MAJ: … in that period and they don’t know about the Black Panther Party and the black liberation movement. They may know tangentially about the civil rights movement. They think that everything is hunky-dory and nice now. Those people who live it, know it, they know otherwise. They know that life of a black person in the ghetto or the life of a brown person in the barrio today, is unmitigated hell. They’re still fighting for their 40 acres and two mules because they ain’t got nothing. And on top of that they have the contempt of the black bourgeoisie which is now married with the contempt of the political class. But what they fear is black…
VOICE: You have 60 seconds remaining.
MAJ: …What they fear is the black revolution reigniting, you see, and that’s why we have the present politics we have, the politics of acquiescence where black people are apologizing for what their black preachers tell them in church. And that used to be one of the few sites where people could speak about freedom, could speak truth to power. Now it has to be politically watered down so that outsiders, people who have never been in a black church, are going to dictate…
VOICE: You have 30 seconds remaining.
MAJ: …what black people listen to, it’s madness. Ona MOVE.
FHJ: Ona MOVE. Free 'em all. You hear that clamor out there in different languages from Scandinavia to Africa and all throughout the world. That loud noise is to let them know that people out there are saying, “Free Mumia Abu-Jamal!
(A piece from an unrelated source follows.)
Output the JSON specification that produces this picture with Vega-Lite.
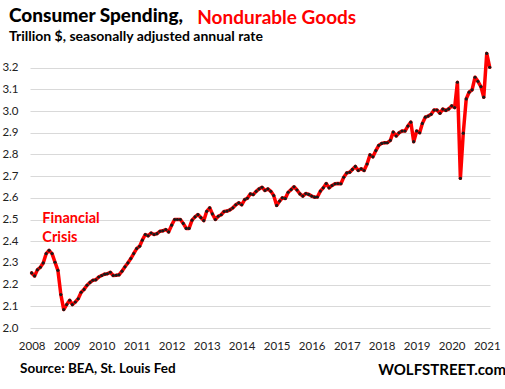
{
  "$schema": "https://vega.github.io/schema/vega-lite/v6.json",
  "width": 460,
  "height": 282,
  "autosize": {"type": "none"},
  "padding": {"left": 30, "top": 46, "right": 15, "bottom": 61},
  "background": "white",
  "config": {"view": {"stroke": null}, "font": "Lato", "axisX": {"labelOverlap": false}},
  "title": {
    "text": "Consumer Spending,",
    "subtitle": "Trillion $, seasonally adjusted annual rate",
    "anchor": "start",
    "frame": "group",
    "dx": -21,
    "dy": 38,
    "offset": 2,
    "font": "Lato",
    "fontSize": 19,
    "fontWeight": 900,
    "color": "#000000",
    "subtitleFont": "Lato",
    "subtitleFontSize": 14,
    "subtitleFontWeight": "bold",
    "subtitleColor": "#000000",
    "subtitlePadding": 4
  },
  "datasets": {
    "spending": [
      {"date": "2008-01-01", "value": 2.254},
      {"date": "2008-02-01", "value": 2.240},
      {"date": "2008-03-01", "value": 2.268},
      {"date": "2008-04-01", "value": 2.280},
      {"date": "2008-05-01", "value": 2.300},
      {"date": "2008-06-01", "value": 2.343},
      {"date": "2008-07-01", "value": 2.358},
      {"date": "2008-08-01", "value": 2.343},
      {"date": "2008-09-01", "value": 2.303},
      {"date": "2008-10-01", "value": 2.266},
      {"date": "2008-11-01", "value": 2.154},
      {"date": "2008-12-01", "value": 2.085},
      {"date": "2009-01-01", "value": 2.108},
      {"date": "2009-02-01", "value": 2.128},
      {"date": "2009-03-01", "value": 2.108},
      {"date": "2009-04-01", "value": 2.120},
      {"date": "2009-05-01", "value": 2.135},
      {"date": "2009-06-01", "value": 2.165},
      {"date": "2009-07-01", "value": 2.178},
      {"date": "2009-08-01", "value": 2.197},
      {"date": "2009-09-01", "value": 2.210},
      {"date": "2009-10-01", "value": 2.220},
      {"date": "2009-11-01", "value": 2.222},
      {"date": "2009-12-01", "value": 2.235},
      {"date": "2010-01-01", "value": 2.242},
      {"date": "2010-02-01", "value": 2.248},
      {"date": "2010-03-01", "value": 2.250},
      {"date": "2010-04-01", "value": 2.257},
      {"date": "2010-05-01", "value": 2.242},
      {"date": "2010-06-01", "value": 2.243},
      {"date": "2010-07-01", "value": 2.245},
      {"date": "2010-08-01", "value": 2.262},
      {"date": "2010-09-01", "value": 2.282},
      {"date": "2010-10-01", "value": 2.300},
      {"date": "2010-11-01", "value": 2.320},
      {"date": "2010-12-01", "value": 2.343},
      {"date": "2011-01-01", "value": 2.366},
      {"date": "2011-02-01", "value": 2.377},
      {"date": "2011-03-01", "value": 2.405},
      {"date": "2011-04-01", "value": 2.431},
      {"date": "2011-05-01", "value": 2.425},
      {"date": "2011-06-01", "value": 2.438},
      {"date": "2011-07-01", "value": 2.431},
      {"date": "2011-08-01", "value": 2.435},
      {"date": "2011-09-01", "value": 2.446},
      {"date": "2011-10-01", "value": 2.448},
      {"date": "2011-11-01", "value": 2.454},
      {"date": "2011-12-01", "value": 2.443},
      {"date": "2012-01-01", "value": 2.474},
      {"date": "2012-02-01", "value": 2.500},
      {"date": "2012-03-01", "value": 2.500},
      {"date": "2012-04-01", "value": 2.500},
      {"date": "2012-05-01", "value": 2.482},
      {"date": "2012-06-01", "value": 2.459},
      {"date": "2012-07-01", "value": 2.459},
      {"date": "2012-08-01", "value": 2.497},
      {"date": "2012-09-01", "value": 2.512},
      {"date": "2012-10-01", "value": 2.523},
      {"date": "2012-11-01", "value": 2.509},
      {"date": "2012-12-01", "value": 2.495},
      {"date": "2013-01-01", "value": 2.538},
      {"date": "2013-02-01", "value": 2.554},
      {"date": "2013-03-01", "value": 2.526},
      {"date": "2013-04-01", "value": 2.500},
      {"date": "2013-05-01", "value": 2.515},
      {"date": "2013-06-01", "value": 2.522},
      {"date": "2013-07-01", "value": 2.537},
      {"date": "2013-08-01", "value": 2.539},
      {"date": "2013-09-01", "value": 2.545},
      {"date": "2013-10-01", "value": 2.554},
      {"date": "2013-11-01", "value": 2.568},
      {"date": "2013-12-01", "value": 2.577},
      {"date": "2014-01-01", "value": 2.568},
      {"date": "2014-02-01", "value": 2.592},
      {"date": "2014-03-01", "value": 2.598},
      {"date": "2014-04-01", "value": 2.618},
      {"date": "2014-05-01", "value": 2.615},
      {"date": "2014-06-01", "value": 2.630},
      {"date": "2014-07-01", "value": 2.641},
      {"date": "2014-08-01", "value": 2.649},
      {"date": "2014-09-01", "value": 2.634},
      {"date": "2014-10-01", "value": 2.641},
      {"date": "2014-11-01", "value": 2.630},
      {"date": "2014-12-01", "value": 2.611},
      {"date": "2015-01-01", "value": 2.565},
      {"date": "2015-02-01", "value": 2.585},
      {"date": "2015-03-01", "value": 2.600},
      {"date": "2015-04-01", "value": 2.597},
      {"date": "2015-05-01", "value": 2.626},
      {"date": "2015-06-01", "value": 2.638},
      {"date": "2015-07-01", "value": 2.651},
      {"date": "2015-08-01", "value": 2.636},
      {"date": "2015-09-01", "value": 2.618},
      {"date": "2015-10-01", "value": 2.608},
      {"date": "2015-11-01", "value": 2.620},
      {"date": "2015-12-01", "value": 2.616},
      {"date": "2016-01-01", "value": 2.608},
      {"date": "2016-02-01", "value": 2.603},
      {"date": "2016-03-01", "value": 2.604},
      {"date": "2016-04-01", "value": 2.631},
      {"date": "2016-05-01", "value": 2.646},
      {"date": "2016-06-01", "value": 2.666},
      {"date": "2016-07-01", "value": 2.646},
      {"date": "2016-08-01", "value": 2.657},
      {"date": "2016-09-01", "value": 2.665},
      {"date": "2016-10-01", "value": 2.666},
      {"date": "2016-11-01", "value": 2.665},
      {"date": "2016-12-01", "value": 2.695},
      {"date": "2017-01-01", "value": 2.715},
      {"date": "2017-02-01", "value": 2.718},
      {"date": "2017-03-01", "value": 2.731},
      {"date": "2017-04-01", "value": 2.745},
      {"date": "2017-05-01", "value": 2.726},
      {"date": "2017-06-01", "value": 2.734},
      {"date": "2017-07-01", "value": 2.726},
      {"date": "2017-08-01", "value": 2.756},
      {"date": "2017-09-01", "value": 2.798},
      {"date": "2017-10-01", "value": 2.789},
      {"date": "2017-11-01", "value": 2.818},
      {"date": "2017-12-01", "value": 2.842},
      {"date": "2018-01-01", "value": 2.851},
      {"date": "2018-02-01", "value": 2.854},
      {"date": "2018-03-01", "value": 2.854},
      {"date": "2018-04-01", "value": 2.865},
      {"date": "2018-05-01", "value": 2.903},
      {"date": "2018-06-01", "value": 2.885},
      {"date": "2018-07-01", "value": 2.900},
      {"date": "2018-08-01", "value": 2.908},
      {"date": "2018-09-01", "value": 2.908},
      {"date": "2018-10-01", "value": 2.931},
      {"date": "2018-11-01", "value": 2.949},
      {"date": "2018-12-01", "value": 2.859},
      {"date": "2019-01-01", "value": 2.908},
      {"date": "2019-02-01", "value": 2.900},
      {"date": "2019-03-01", "value": 2.943},
      {"date": "2019-04-01", "value": 2.972},
      {"date": "2019-05-01", "value": 2.977},
      {"date": "2019-06-01", "value": 2.985},
      {"date": "2019-07-01", "value": 3.005},
      {"date": "2019-08-01", "value": 3.005},
      {"date": "2019-09-01", "value": 2.990},
      {"date": "2019-10-01", "value": 3.009},
      {"date": "2019-11-01", "value": 3.003},
      {"date": "2019-12-01", "value": 3.010},
      {"date": "2020-01-01", "value": 3.024},
      {"date": "2020-02-01", "value": 3.016},
      {"date": "2020-03-01", "value": 3.133},
      {"date": "2020-04-01", "value": 2.690},
      {"date": "2020-05-01", "value": 2.898},
      {"date": "2020-06-01", "value": 3.056},
      {"date": "2020-07-01", "value": 3.087},
      {"date": "2020-08-01", "value": 3.098},
      {"date": "2020-09-01", "value": 3.156},
      {"date": "2020-10-01", "value": 3.137},
      {"date": "2020-11-01", "value": 3.113},
      {"date": "2020-12-01", "value": 3.064},
      {"date": "2021-01-01", "value": 3.266},
      {"date": "2021-02-01", "value": 3.202}
    ],
    "notes": [
      {"date": "2008-04-22", "value": 2.483, "label": "Financial\nCrisis"}
    ]
  },
  "resolve": {"axis": {"y": "independent"}},
  "layer": [
    {
      "mark": {"type": "rect", "color": "white"},
      "encoding": {
        "x": {
          "datum": {"year": 2008, "month": 3, "date": 28}, "type": "temporal",
          "scale": {"domain": [{"year": 2007, "month": 12, "date": 15}, {"year": 2021, "month": 2, "date": 4}]},
          "axis": {
            "tickCount": {"interval": "year", "step": 1},
            "format": "%Y",
            "labelFont": "Lato", "labelFontSize": 11.5, "labelColor": "#222222",
            "labelPadding": 12, "labelFlush": false, "labelOverlap": false,
            "grid": false, "ticks": false, "domain": false,
            "title": "Source: BEA, St. Louis Fed",
            "titleFont": "Lato", "titleFontSize": 13.5, "titleFontWeight": "bold", "titleColor": "#000000",
            "titleX": -10.5, "titleY": 44.7, "titleAlign": "left", "titleBaseline": "alphabetic", "titleAngle": 0
          }
        },
        "x2": {"datum": {"year": 2010, "month": 1, "date": 24}},
        "y": {"datum": 2.385, "type": "quantitative", "axis": null},
        "y2": {"datum": 2.56}
      }
    },
    {
      "mark": {"type": "rule", "color": "#00b050", "strokeWidth": 1.5},
      "encoding": {
        "y": {"datum": 3.2, "type": "quantitative", "axis": null}
      }
    },
    {
      "data": {"name": "spending"},
      "mark": {"type": "line", "color": "#ff0000", "strokeWidth": 3.5, "strokeJoin": "round", "strokeCap": "round"},
      "encoding": {
        "x": {"field": "date", "type": "temporal"},
        "y": {
          "field": "value", "type": "quantitative",
          "scale": {"domain": [2.0, 3.3], "nice": false, "zero": false},
          "axis": {
            "values": [2.0, 2.1, 2.2, 2.3, 2.4, 2.5, 2.6, 2.7, 2.8, 2.9, 3.0, 3.1, 3.2],
            "format": ".1f",
            "labelFont": "Lato", "labelFontSize": 11.5, "labelColor": "#222222",
            "labelPadding": 12,
            "grid": true, "gridColor": "#d9d9d9", "gridWidth": 1,
            "ticks": false, "domain": false,
            "title": "WOLFSTREET.com",
            "titleFont": "Lato", "titleFontSize": 15, "titleFontWeight": "bold", "titleColor": "#000000",
            "titleX": 347.7, "titleY": 328.7, "titleAlign": "left", "titleBaseline": "alphabetic", "titleAngle": 0
          }
        }
      }
    },
    {
      "data": {"name": "spending"},
      "mark": {"type": "point", "filled": true, "color": "#1a1a1a", "size": 10, "opacity": 1},
      "encoding": {
        "x": {"field": "date", "type": "temporal"},
        "y": {
          "field": "value", "type": "quantitative",
          "axis": {
            "orient": "right", "labels": false, "ticks": false, "domain": false, "grid": false,
            "title": "Nondurable Goods",
            "titleFont": "Lato", "titleFontSize": 19, "titleFontWeight": "bold", "titleColor": "#ff0000",
            "titleX": -293.3, "titleY": -22.7, "titleAlign": "left", "titleBaseline": "alphabetic", "titleAngle": 0
          }
        }
      }
    },
    {
      "data": {"name": "notes"},
      "mark": {"type": "text", "color": "#ff0000", "font": "Lato", "fontSize": 14.5, "fontWeight": "bold", "align": "left", "baseline": "alphabetic", "lineBreak": "\n", "lineHeight": 18.5},
      "encoding": {
        "x": {"field": "date", "type": "temporal"},
        "y": {"field": "value", "type": "quantitative", "axis": null},
        "text": {"field": "label"}
      }
    }
  ]
}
Free 'em all!”
MAJ: Give my love and tell 'em Ona MOVE!
FHJ: Ona MOVE!
MAJ: Thank you all!
FHJ: Thank you!
JR: You were just listening to the voice of political prisoner Mumia Abu-Jamal as he responded for the first time publicly to the Third Circuit Court of Appeals decision to not grant him a trial. We are asking our listeners to get involved in the Free Mumia campaign now because your help is needed in getting this former Black Panther out of the cross hairs of the United States government who wants to kill this freedom fighter and prolific journalist who many know as the voice of the voiceless. This is the Minister of Information JR and Chairman Fred Hampton Jr on POCC Block Report Radio signing off.